Inaugurata pochi giorni fa da re Ab­dullah bin Abdul Aziz Al Saud, l’univer­sità a lui intitolata punta a diventare— parole sue — «un faro di tolleranza». «È la realizzazione di un sogno che coltiva­vo da 25 anni: un luogo d’incontro tra i diversi pensieri e culture, con una visio­ne compatibile con lo spirito della no­stra epoca e in sintonia con la nostra fe­de ». Affermazione, quest’ultima, preve­dibile nella terra dove l’Islam è nato ed è oggi il più conservatore. Ma il proget­to fortemente voluto dal sovrano 85en­ne, popolarissimo anche perché consi­derato vicino alle tradizioni beduine di­menticate da molti, non è scontato. Kaust vuole diventare uno dei centri ac­cademici scientifici d’eccellenza del pia­neta, attraendo talenti da tutto il mon­do, dimostrando quello che l’Arabia po­trà essere in un futuro dove il petrolio conterà sempre meno e donne e uomi­ni — anche qui — avranno gli stessi di­ritti. Gli 817 studenti provenienti da 61 nazioni iscritti al primo anno (a regime saranno 20 mila) diventeranno ricerca­tori, scienziati, imprenditori. E i laurea­ti e post-laureati sauditi (oggi sono il 15% degli iscritti) saranno protagonisti di quella transizione da petromonar­chia wahabita a Paese moderno ed eco­nomicamente diversificato, seppur ov­viamente islamico, che re Abdullah so­gna, e con lui buona parte della società saudita o almeno dell’élite.
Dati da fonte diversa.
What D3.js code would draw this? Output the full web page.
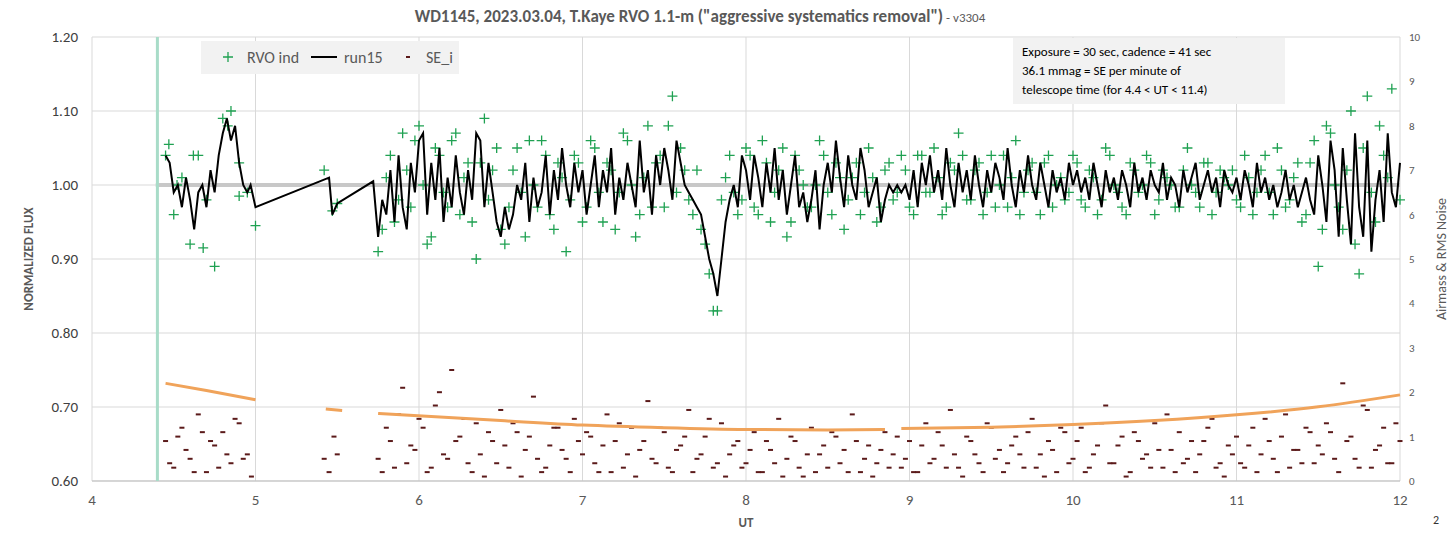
<!DOCTYPE html>
<html><head><meta charset="utf-8">
<script src="https://cdn.jsdelivr.net/npm/d3@7"></script>
<style>body{margin:0;background:#fff;font-family:Calibri,"Liberation Sans",Arial,sans-serif}</style>
</head><body><svg id="c" width="1456" height="534"></svg>
<script>
// run15 (smoothed) segments: start UT, step in hours, flux values
const lineStart1 = 4.45, lineStep = 0.025;
const line1 = [1.04,1.03,0.99,1.00,0.97,1.01,0.98,0.94,0.99,1.00,0.97,1.02,0.99,1.04,1.07,1.09,1.06,1.08,1.03,1.00,0.99];
const lineGapUT = [4.97,5.0,5.45,5.47,5.5,5.72];
const lineGapFlux = [1.0,0.97,1.01,0.96,0.975,1.005];
const lineStart2 = 5.75;
const line2 = [0.93,0.98,0.96,1.02,0.95,1.04,0.97,0.94,1.03,0.99,
1.06,1.07,0.96,1.03,0.98,1.05,0.95,1.01,0.97,1.04,0.99,0.96,1.02,0.98,1.07,1.06,0.97,1.03,0.99,0.95,0.93,0.97,0.94,0.96,1.00,0.98,1.03,0.95,1.01,0.97,0.99,1.04,0.96,1.02,0.98,1.05,1.00,0.97,1.03,0.99,
1.02,0.96,1.00,1.04,0.97,1.02,0.99,1.05,0.96,1.01,0.98,1.03,1.00,0.97,1.06,0.99,1.02,0.96,1.04,1.00,1.05,1.02,0.98,1.06,1.03,1.00,0.99,0.98,0.97,0.96,0.93,0.90,0.88,0.85,0.90,0.95,0.98,1.00,0.97,1.04,
1.02,0.98,1.04,1.01,0.97,1.03,0.99,1.05,0.98,1.02,0.96,1.00,1.04,0.97,0.99,0.95,0.98,1.02,0.94,1.00,1.03,0.99,1.06,1.01,0.97,1.04,1.00,0.98,1.05,1.02,0.97,0.99,1.01,0.95,0.98,1.00,0.99,1.00,0.99,1.00,
0.98,1.02,0.97,1.03,1.00,1.04,0.99,1.02,0.98,1.05,1.00,0.97,1.03,0.99,1.02,0.98,1.04,1.00,0.97,1.02,0.99,1.03,1.01,0.98,1.05,1.00,0.97,1.02,0.99,1.04,1.00,0.98,1.03,1.00,0.97,1.02,0.99,1.01,0.98,1.03,
1.00,1.02,0.99,1.01,0.98,1.03,1.00,0.97,1.02,0.99,1.01,0.98,1.02,1.00,0.97,1.03,0.99,1.01,0.98,1.02,1.00,0.99,1.03,0.98,1.01,1.00,0.97,1.02,0.99,1.01,1.03,0.98,1.00,1.02,0.99,1.01,0.97,1.02,1.00,0.99,
1.01,0.98,1.02,1.00,0.97,1.03,0.99,1.01,0.98,1.00,0.97,0.99,1.02,0.98,1.00,0.97,0.99,1.01,0.98,0.96,1.04,1.00,0.95,1.06,1.02,0.93,1.05,0.98,0.92,1.07,0.97,0.93,1.06,0.91,0.98,1.02,0.95,1.07,0.99,0.97,1.03];

// RVO individual points (green +)
const ptStep = 0.05;
const ptStart1 = 4.45;
const pts1 = [1.04,0.96,1.01,0.92,1.04,0.98,0.89,1.09,1.10,1.03,0.99];
const ptExtraUT = [4.47,4.52,4.62,4.68,4.83,4.9,5.0,5.42,5.47,5.5];
const ptExtraFlux = [1.055,1.0,1.04,0.915,1.08,0.985,0.945,1.02,0.965,0.975];
const ptStartA = 5.75;
const ptsA = [0.91,1.01,0.95,1.07,0.97,
1.08,0.92,1.05,0.99,1.06,0.96,1.03,0.90,1.09,1.02,0.94,0.97,1.05,0.93,1.00,1.06,0.96,1.03,0.91,1.04,
0.95,1.06,0.99,1.03,0.94,1.07,1.00,0.96,1.08,1.03,0.97,1.12,1.05,0.98,1.02,0.92,0.83,0.98,1.04,0.96,
1.05,0.97,1.06,0.95,1.02,0.93,1.04,1.00,0.97,1.06,0.99,1.03,0.94,1.01,0.96,1.05,0.95,1.02,0.98,1.04,
0.97,1.04,0.99,1.05,0.96,1.03,1.07,0.98,1.02,0.96,1.04,1.00,0.97,1.06,0.99,1.03,0.96,1.04,1.00,0.98,
1.04,0.98,1.02,0.96,1.05,1.00,0.97,1.03,0.99,1.04,0.96,1.02,1.00,0.97,1.05,0.99,1.03,0.96,1.02,1.00,
0.98,1.04,0.96,1.02,0.99,1.05,0.97,1.01,0.95,1.03,0.89,1.08,1.00,0.94,1.10,0.88,1.12,0.95,1.04,1.13,0.98];
const ptStartB = 5.775;
const ptsB = [0.94,1.04,0.98,1.02,
1.06,1.00,0.93,1.04,0.97,1.07,1.01,0.95,1.03,0.98,1.05,0.92,1.02,0.99,1.06,0.97,1.04,0.94,1.01,0.98,
1.03,0.97,1.05,0.95,1.02,0.99,1.06,0.93,1.01,0.97,1.04,1.08,0.99,1.02,0.96,0.94,0.88,0.83,1.01,0.99,
0.98,1.04,0.96,1.03,0.99,1.05,0.95,1.02,0.97,1.00,1.04,0.96,1.01,0.98,1.03,0.99,1.01,0.97,1.03,0.99,
1.02,0.96,1.04,0.99,1.01,0.97,1.02,1.04,0.98,1.03,0.99,0.97,1.04,1.01,0.96,1.02,0.99,1.03,0.97,1.01,
0.99,1.03,0.97,1.01,0.98,1.04,0.99,0.96,1.02,1.00,1.03,0.98,1.01,0.97,1.02,1.00,0.97,1.03,0.99,1.01,
1.02,0.97,1.01,0.99,1.04,0.96,1.02,0.98,1.03,0.96,1.06,0.94,1.07,0.97,1.02,0.92,1.05,0.99,1.08,1.01];

// SE_i (right axis)
const seStart1 = 4.45;
const se1 = [0.9,0.3,1.2,0.5,1.5,0.2,0.8,1.1,0.4,1.3,0.6];
const se1b = [0.4,1.0,0.7,0.2,1.1,0.9,0.3,0.6,1.4,0.5,0.1];
const seExtraUT = [5.42,5.45,5.48,5.5];
const seExtraVal = [0.5,0.2,1.0,0.6];
const seStartA = 5.75;
const seA = [0.5,1.2,0.3,2.1,0.8,
1.4,0.2,1.7,0.6,2.5,1.0,0.4,1.3,0.1,0.9,1.6,0.3,1.1,0.7,1.9,0.2,0.8,1.2,0.5,1.4,
0.6,1.0,0.2,1.5,0.9,0.3,1.2,0.7,1.8,0.4,1.1,0.2,0.8,1.6,0.5,1.0,0.3,1.3,0.6,0.9,
0.4,1.1,0.2,0.7,1.4,0.5,0.9,0.1,1.2,0.6,0.3,1.0,0.7,1.5,0.2,0.8,0.4,1.1,0.6,0.3,
0.9,0.2,1.3,0.5,0.8,1.6,0.3,1.0,0.6,0.2,1.2,0.7,0.4,1.0,0.3,1.4,0.6,0.9,0.2,1.1,
0.5,1.2,0.3,0.8,1.7,0.4,1.0,0.2,0.9,0.6,1.3,0.3,0.7,1.1,0.5,0.2,0.9,1.4,0.4,0.8,
1.0,0.3,1.2,0.6,0.9,0.2,1.5,0.7,0.4,1.1,0.8,1.3,0.5,2.2,1.0,0.3,1.6,0.7,1.2,0.4,0.9];
const seStartB = 5.775;
const seB = [0.2,0.9,1.5,0.4,
0.7,1.2,0.3,2.0,0.5,0.9,1.4,0.2,0.6,1.1,0.4,0.8,1.3,0.1,1.0,0.5,0.3,1.2,0.7,0.2,0.9,
1.1,0.4,0.8,0.2,1.3,0.6,0.1,0.9,0.5,1.2,0.3,0.7,1.0,0.2,0.6,1.4,0.4,0.1,0.8,0.3,
0.7,0.2,0.9,0.4,0.1,1.0,0.3,0.6,0.2,0.8,1.1,0.4,0.2,0.9,0.5,0.1,0.7,0.3,1.0,0.5,
0.2,0.8,0.4,1.1,0.3,0.6,0.1,0.9,0.4,1.3,0.5,0.2,0.8,0.6,1.1,0.3,0.1,0.7,1.2,0.4,
0.9,0.2,0.6,1.3,0.4,0.8,0.1,1.1,0.5,0.3,0.7,1.5,0.2,0.4,0.9,0.6,1.2,0.3,0.1,0.6,
0.4,0.8,0.2,1.4,0.5,1.0,0.3,0.7,1.2,0.4,0.6,1.1,0.2,0.9,0.5,1.7,0.3,0.8,0.4,1.3];

// Airmass (right axis), four segments
const amUT1 = [4.45,4.7,5.0], amVal1 = [2.2,2.04,1.83];
const amUT2 = [5.43,5.53], amVal2 = [1.62,1.59];
const amUT3 = [5.75,6.5,7.0,7.5,8.0,8.5,8.85], amVal3 = [1.52,1.36,1.26,1.2,1.16,1.15,1.16];
const amUT4 = [8.95,9.5,10.0,10.5,11.0,11.5,12.0], amVal4 = [1.18,1.21,1.27,1.36,1.49,1.67,1.94];

const xTicks = [4,5,6,7,8,9,10,11,12];
const yTicks = [0.60,0.70,0.80,0.90,1.00,1.10,1.20];
const rTicks = [0,1,2,3,4,5,6,7,8,9,10];

const svg = d3.select('#c');
const L = 92, R = 1400, T = 37, B = 481;
const x = d3.scaleLinear().domain([4,12]).range([L,R]);
const y = d3.scaleLinear().domain([0.6,1.2]).range([B,T]);
const yr = d3.scaleLinear().domain([0,10]).range([B,T]);
const grey = '#595959';

// grid
svg.append('g').selectAll('line').data(yTicks).join('line')
  .attr('x1',L).attr('x2',R).attr('y1',d=>y(d)).attr('y2',d=>y(d)).attr('stroke','#d9d9d9');
svg.append('g').selectAll('line').data(xTicks).join('line')
  .attr('y1',T).attr('y2',B).attr('x1',d=>x(d)).attr('x2',d=>x(d)).attr('stroke','#d9d9d9');
svg.append('line').attr('x1',L).attr('x2',R).attr('y1',B).attr('y2',B).attr('stroke','#bfbfbf');

// reference line at 1.0 and start marker
svg.append('line').attr('x1',x(4.39)).attr('x2',R).attr('y1',y(1)).attr('y2',y(1)).attr('stroke','#c8c8c8').attr('stroke-width',4);
svg.append('line').attr('x1',x(4.4)).attr('x2',x(4.4)).attr('y1',T).attr('y2',B).attr('stroke','#a8dcc8').attr('stroke-width',3);

// axis labels
svg.append('g').selectAll('text').data(yTicks).join('text')
  .attr('x',L-14).attr('y',d=>y(d)+5).attr('text-anchor','end').attr('font-size',15).attr('fill','#404040')
  .text(d=>d.toFixed(2));
svg.append('g').selectAll('text').data(xTicks).join('text')
  .attr('x',d=>x(d)).attr('y',B+24).attr('text-anchor','middle').attr('font-size',15).attr('fill',grey).text(d=>d);
svg.append('g').selectAll('text').data(rTicks).join('text')
  .attr('x',R+9).attr('y',d=>yr(d)+4).attr('font-size',11).attr('fill',grey).text(d=>d);

svg.append('text').attr('x',x(8)).attr('y',527).attr('text-anchor','middle').attr('font-size',13)
  .attr('font-weight','bold').attr('fill',grey).text('UT');
svg.append('text').attr('transform',`translate(33,${(T+B)/2}) rotate(-90)`).attr('text-anchor','middle')
  .attr('font-size',13).attr('font-weight','bold').attr('fill',grey).text('NORMALIZED FLUX');
svg.append('text').attr('transform',`translate(1446,${(T+B)/2}) rotate(-90)`).attr('text-anchor','middle')
  .attr('font-size',14).attr('fill',grey).text('Airmass & RMS Noise');
svg.append('text').attr('x',1433).attr('y',524).attr('font-size',12).attr('fill','#333').text('2');

const title = svg.append('text').attr('x',700).attr('y',22).attr('text-anchor','middle').attr('fill',grey);
title.append('tspan').attr('font-size',17).attr('font-weight','bold')
  .text('WD1145, 2023.03.04, T.Kaye RVO 1.1-m ("aggressive systematics removal")');
title.append('tspan').attr('font-size',13).text(' - v3304');

// build point lists
const seq = (start, step, vals) => vals.map((v,i)=>[start+i*step, v]);
const zip = (a,b) => a.map((v,i)=>[v,b[i]]);

// SE_i dashes
const seData = [...seq(seStart1,ptStep,se1), ...seq(seStart1+0.025,ptStep,se1b), ...zip(seExtraUT,seExtraVal),
  ...seq(seStartA,ptStep,seA), ...seq(seStartB,ptStep,seB)].filter(d=>d[0]<=12);
svg.append('g').selectAll('rect').data(seData).join('rect')
  .attr('x',d=>x(d[0])-2.5).attr('y',d=>yr(d[1])-1).attr('width',5).attr('height',2).attr('fill','#5b1a1a');

// airmass
const am = d3.line().x(d=>x(d[0])).y(d=>yr(d[1])).curve(d3.curveMonotoneX);
[[amUT1,amVal1],[amUT2,amVal2],[amUT3,amVal3],[amUT4,amVal4]].forEach(([u,v])=>{
  svg.append('path').attr('d',am(zip(u,v))).attr('fill','none').attr('stroke','#f0a35a').attr('stroke-width',3);
});

// green points
const ptData = [...seq(ptStart1,ptStep,pts1), ...zip(ptExtraUT,ptExtraFlux), ...seq(ptStartA,ptStep,ptsA), ...seq(ptStartB,ptStep,ptsB)]
  .filter(d=>d[0]<=12.01);
svg.append('g').selectAll('path').data(ptData).join('path')
  .attr('transform',d=>`translate(${x(d[0])},${y(d[1])})`)
  .attr('d','M-5,0H5M0,-5V5').attr('stroke','#1fa152').attr('stroke-width',1.3);

// run15 line
const lineData = [...seq(lineStart1,lineStep,line1), ...zip(lineGapUT,lineGapFlux), ...seq(lineStart2,lineStep,line2)];
svg.append('path').attr('d',d3.line().x(d=>x(d[0])).y(d=>y(d[1]))(lineData))
  .attr('fill','none').attr('stroke','#000').attr('stroke-width',2);

// legend
const lg = svg.append('g');
lg.append('rect').attr('x',201).attr('y',41).attr('width',258).attr('height',33).attr('fill','#f2f2f2');
lg.append('path').attr('d','M223,57H233M228,52V62').attr('stroke','#1fa152').attr('stroke-width',1.3);
lg.append('text').attr('x',247).attr('y',63).attr('font-size',16).attr('fill',grey).text('RVO ind');
lg.append('line').attr('x1',311).attr('x2',337).attr('y1',57).attr('y2',57).attr('stroke','#000').attr('stroke-width',2);
lg.append('text').attr('x',344).attr('y',63).attr('font-size',16).attr('fill',grey).text('run15');
lg.append('rect').attr('x',406).attr('y',56).attr('width',4).attr('height',2).attr('fill','#5b1a1a');
lg.append('text').attr('x',426).attr('y',63).attr('font-size',16).attr('fill',grey).text('SE_i');

// info box
const ib = svg.append('g');
ib.append('rect').attr('x',1013).attr('y',38).attr('width',272).attr('height',66).attr('fill','#f2f2f2');
['Exposure = 30 sec, cadence = 41 sec','36.1 mmag = SE per minute of','telescope time  (for 4.4 < UT < 11.4)']
  .forEach((t,i)=>ib.append('text').attr('x',1022).attr('y',56+i*19).attr('font-size',13).attr('fill','#000').text(t));
</script></body></html>
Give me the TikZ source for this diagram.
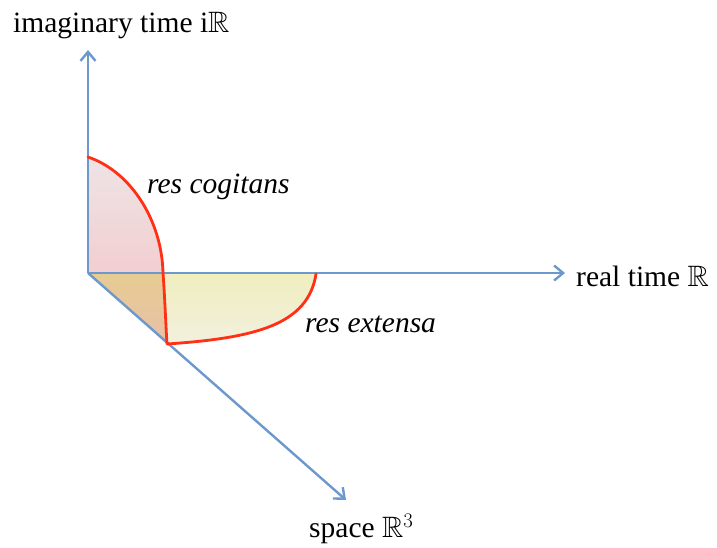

Anche tra i vertici del Regno non tut­ti però approvano. «La commistione tra sessi è un grave peccato ed esigiamo una verifica sulla conformità alla sharia dei programmi di studio», ha dichiara­to al quotidiano
Al Watan Sheikh Saad Al Shethri, membro del più influente consiglio di religiosi del Regno. Carica che in passato gli avrebbe permesso qualsiasi affermazione, ma che oggi — qualcosa sta cambiando — non l’ha pro­tetto dall’ira del sovrano. «Fede e scien­za non sono in contraddizione tra loro se non per le anime malsane, anzi que­sti centri scientifici sono un baluardo contro l’estremismo», ha risposto re Ab­dullah, annunciando quindi il licenzia­mento in tronco di Sheikh Al Shethri. E se nelle moschee e nella case le critiche non si sono zittite, i media hanno appro­vato il sovrano. «Se non fosse per lui— sosteneva un editoriale su Al Iqtisadiya — questa gente costringerebbe l’intero Paese a vagare nel deserto a dorso di cammello in cerca di pascoli e acqua».
Su Kaust non ci sarà così nessuna marcia indietro. Anche perché la scom­messa è altissima: gli investimenti pre­visti sono di 23 miliardi di dollari, quasi la metà versati dal re, gli altri dall’élite
saudita e dagli sponsor. Tra loro una lunga serie di corporation occidentali (Dow Chemical, Boeing, Ibm...) che col­laborano con l’università anche a livello scientifico sotto l’egida dell’Aramco. I dirigenti del colosso petrolifero saudita erano stati infatti incaricati da re Abdul­lah, tre anni fa, di realizzare l’università (costruita fisicamente dal gruppo Bin Ladin). E all’Aramco fanno capo vari set­tori di ricerca di Kaust, a partire da quel­lo cruciale sulle energie alternative al petrolio. Nei suoi quartieri generali a Dhakran, per altro, il gruppo offre da an­ni un’analoga quanto poco nota isola fe­lice: tecnici ed esperti dei due sessi e di molti Paesi che vivono e lavorano insie­me, senza veli o divieti, in nome dell’ef­ficienza.
I dubbi che riguardano Kaust non so­no così sul suo futuro successo: incenti­vi (stipendi d’oro agli insegnanti stra­nieri e borse di studio), lussi (dal golf allo yacht club), serietà dei programmi sono da ora garantiti. Ma piuttosto su cosa vorrà dire la superuniversità per l’Arabia Saudita. «Resterà un’isola di li­bertà in un oceano di repressione o aiu­terà il diffondersi della libertà nel Re­gno? », ha scritto Joe Stork di Human Ri­ghts Watch. Sui siti e sui media locali sono in molti a chiederselo, pochi (per ora) ad azzardare risposte.